Success stories

Discover what our partners have achieved

Take a deeper look at some of the companies with successful exits.

Leading edge big data processing solutions

SequenceIQ helped enterprises in deploying Hadoop (big data software framework) environment easier and faster. The company developed APIs on top of Hadoop that abstract the need to understand the complexity of big data, and other building blocks of the Hadoop ecosystem. SequenceIQ’s APIs allowed non-Hadoop developers to implement Hadoop and to aggregate their data, run automated analytics, configure a data driven pipeline and business process and set up rules to react to external events, data patterns or manually triggered data in and out-flows. It also had a large number of prebuilt machine learning algorithms.
COUNTRY
Hungary
INVESTED
€ 0.25 million
FIRST INVESTED
2014
EXITED
2015

Investment rationale

The first-class software engineering team and the key founder were already active in the open source community in some highly specialized aspects of the Hadoop world. The evangelising blog posts of the founders generated remarkable buzz and led to various invitations to events. Euroventures invested at the very inception of the company as we saw the exceptional expertise of the team in an exciting space (Hadoop, big data). Even without a product on the market the company demonstrated a high level of customer interest.

Growth

The technological advances and the growth of the team size continued however serious strategic interest in acquiring the company started to show already after half year after the initial investment. The particular feature which caught the attention of the strategic acquirers was tools to auto-scale Hadoop clusters, difficult to achieve and hugely beneficial in terms of time saving.

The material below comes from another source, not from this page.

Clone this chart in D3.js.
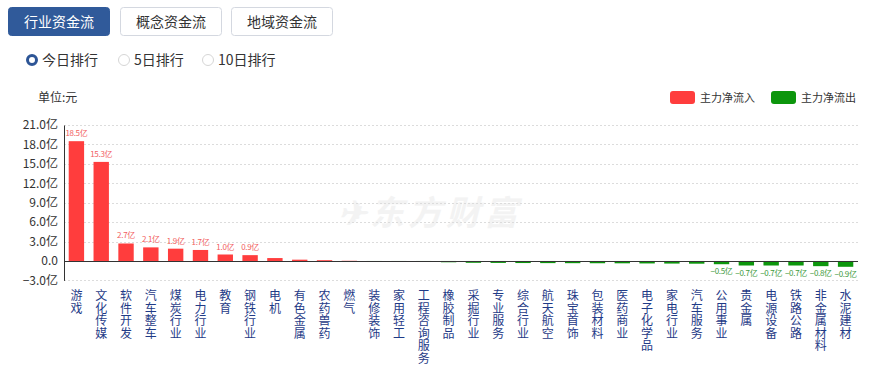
<!DOCTYPE html>
<html><head><meta charset="utf-8">
<script src="https://cdn.jsdelivr.net/npm/d3@7"></script>
<style>
body{margin:0;background:#fff;font-family:"Microsoft YaHei","Noto Sans CJK SC",sans-serif;}
svg text{font-family:"Noto Sans CJK SC",sans-serif;}
</style></head><body>
<svg id="c" width="884" height="366"></svg>
<script>
const categories=["游戏","文化传媒","软件开发","汽车整车","煤炭行业","电力行业","教育","钢铁行业","电机","有色金属","农药兽药","燃气","装修装饰","家用轻工","工程咨询服务","橡胶制品","采掘行业","专业服务","综合行业","航天航空","珠宝首饰","包装材料","医药商业","电子化学品","家电行业","汽车服务","公用事业","贵金属","电源设备","铁路公路","非金属材料","水泥建材"];
const values=[18.5,15.3,2.7,2.1,1.9,1.7,1.0,0.9,0.45,0.2,0.12,0.03,-0.04,-0.07,-0.12,-0.2,-0.28,-0.3,-0.32,-0.33,-0.34,-0.35,-0.36,-0.38,-0.4,-0.42,-0.5,-0.7,-0.7,-0.7,-0.8,-0.9];
const labeled=[0,1,2,3,4,5,6,7,26,27,28,29,30,31];
const yTicks=[-3,0,3,6,9,12,15,18,21];
const tabs=["行业资金流","概念资金流","地域资金流"];
const radios=["今日排行","5日排行","10日排行"];
const legendItems=[{name:"主力净流入",color:"#ff3d3d"},{name:"主力净流出",color:"#0c960c"}];

const svg=d3.select("#c");
// tabs
const tabX=[8,120,231];
tabs.forEach((t,i)=>{
  const g=svg.append("g");
  g.append("rect").attr("x",tabX[i]+0.5).attr("y",7.5).attr("width",101).attr("height",28).attr("rx",3)
   .attr("fill",i===0?"#305a9a":"#fff").attr("stroke",i===0?"#305a9a":"#d4d8e0");
  g.append("text").attr("x",tabX[i]+51).attr("y",26.5).attr("text-anchor","middle").attr("font-size",14)
   .attr("fill",i===0?"#fff":"#333").text(t);
});
// radios
const radX=[32,124,208];
radios.forEach((t,i)=>{
  if(i===0){
    svg.append("circle").attr("cx",radX[i]).attr("cy",60).attr("r",4.5).attr("fill","#fff").attr("stroke","#2d5596").attr("stroke-width",3);
  } else {
    svg.append("circle").attr("cx",radX[i]).attr("cy",60).attr("r",5.5).attr("fill","#fff").attr("stroke","#d6d6d6").attr("stroke-width",1);
  }
  svg.append("text").attr("x",radX[i]+10).attr("y",65).attr("font-size",14).attr("fill","#333").text(t);
});
svg.append("text").attr("x",38).attr("y",102).attr("font-size",12).attr("fill","#333").text("单位:元");
// legend
const legX=[670,771];
legendItems.forEach((d,i)=>{
  svg.append("rect").attr("x",legX[i]).attr("y",91).attr("width",25).attr("height",13).attr("rx",3).attr("fill",d.color);
  svg.append("text").attr("x",legX[i]+30).attr("y",102).attr("font-size",11).attr("fill","#333").text(d.name);
});
// watermark
svg.append("text").attr("x",430).attr("y",225).attr("text-anchor","middle").attr("font-size",34).attr("font-weight","bold")
  .attr("font-style","italic").attr("fill","#f3f3f3").attr("letter-spacing",4).text("✈东方财富");

const pLeft=64,pRight=858,pTop=125,pBottom=280.4;
const x=d3.scaleBand().domain(categories).range([pLeft,pRight]).paddingInner(0.38).paddingOuter(0.19);
const y=d3.scaleLinear().domain([-3,21]).range([pBottom,pTop]);

// grid
svg.append("g").selectAll("line").data(yTicks.filter(v=>v!==0)).join("line")
  .attr("x1",pLeft).attr("x2",pRight).attr("y1",d=>Math.round(y(d))+0.5).attr("y2",d=>Math.round(y(d))+0.5)
  .attr("stroke","#dcdcdc").attr("stroke-dasharray","2,2");
// y axis
const ya=svg.append("g").attr("transform",`translate(${pLeft},0)`).call(d3.axisLeft(y).tickValues(yTicks).tickSize(0).tickPadding(6).tickFormat(d=>d===0?"0.0":d3.format(".1f")(d)+"亿"));
ya.select(".domain").attr("stroke","#333");
ya.selectAll("text").attr("font-size",12).attr("fill","#333").attr("font-family","Noto Sans CJK SC, sans-serif");

// bars
svg.append("g").selectAll("rect").data(values).join("rect")
  .attr("x",(d,i)=>x(categories[i])).attr("width",x.bandwidth())
  .attr("y",d=>d>=0?y(d):y(0)).attr("height",d=>Math.max(0.8,Math.abs(y(d)-y(0))))
  .attr("fill",d=>d>=0?"#ff3d3d":"#0c960c");
// zero line
svg.append("line").attr("x1",pLeft).attr("x2",pRight).attr("y1",Math.round(y(0))+0.5).attr("y2",Math.round(y(0))+0.5).attr("stroke","#333");
// value labels
svg.append("g").selectAll("text").data(labeled).join("text")
  .attr("x",i=>x(categories[i])+x.bandwidth()/2)
  .attr("y",i=>values[i]>=0?y(values[i])-5:y(values[i])+10)
  .attr("text-anchor","middle").attr("font-size",8).attr("letter-spacing",-0.3)
  .attr("fill",i=>values[i]>=0?"#f26060":"#3c9a3c")
  .text(i=>d3.format(".1f")(values[i])+"亿");
// category labels vertical
const cl=svg.append("g");
categories.forEach((c,i)=>{
  const t=cl.append("text").attr("font-size",12).attr("fill","#1f3b87").attr("text-anchor","middle");
  [...c].forEach((ch,j)=>{
    t.append("tspan").attr("x",x(c)+x.bandwidth()/2).attr("y",300+j*12.6).text(ch);
  });
});
</script></body></html>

Given the short holding period most of our input was in the form of detailed support in exit negotiations, including generating credible competing offers.

Exit

Strategic acquirer Hortonworks, at the time one of the two largest Apache Hadoop developers, and later merged with the other large firm Cloudera, was attracted to SequenceIQ both for its talent pool, probably unmatched in Europe at the time in this specific area, and by the strong relationships it was already forging with potential customers. Another potential acquirer also expressed an interest, but the team felt the product would be better supported to completion and roll-out by Hortonworks. 100% of the company’s shares were sold in the transaction.

SequenceIQ became the R&D hub of Cloudera (former Hortonworks) within Europe in Budapest.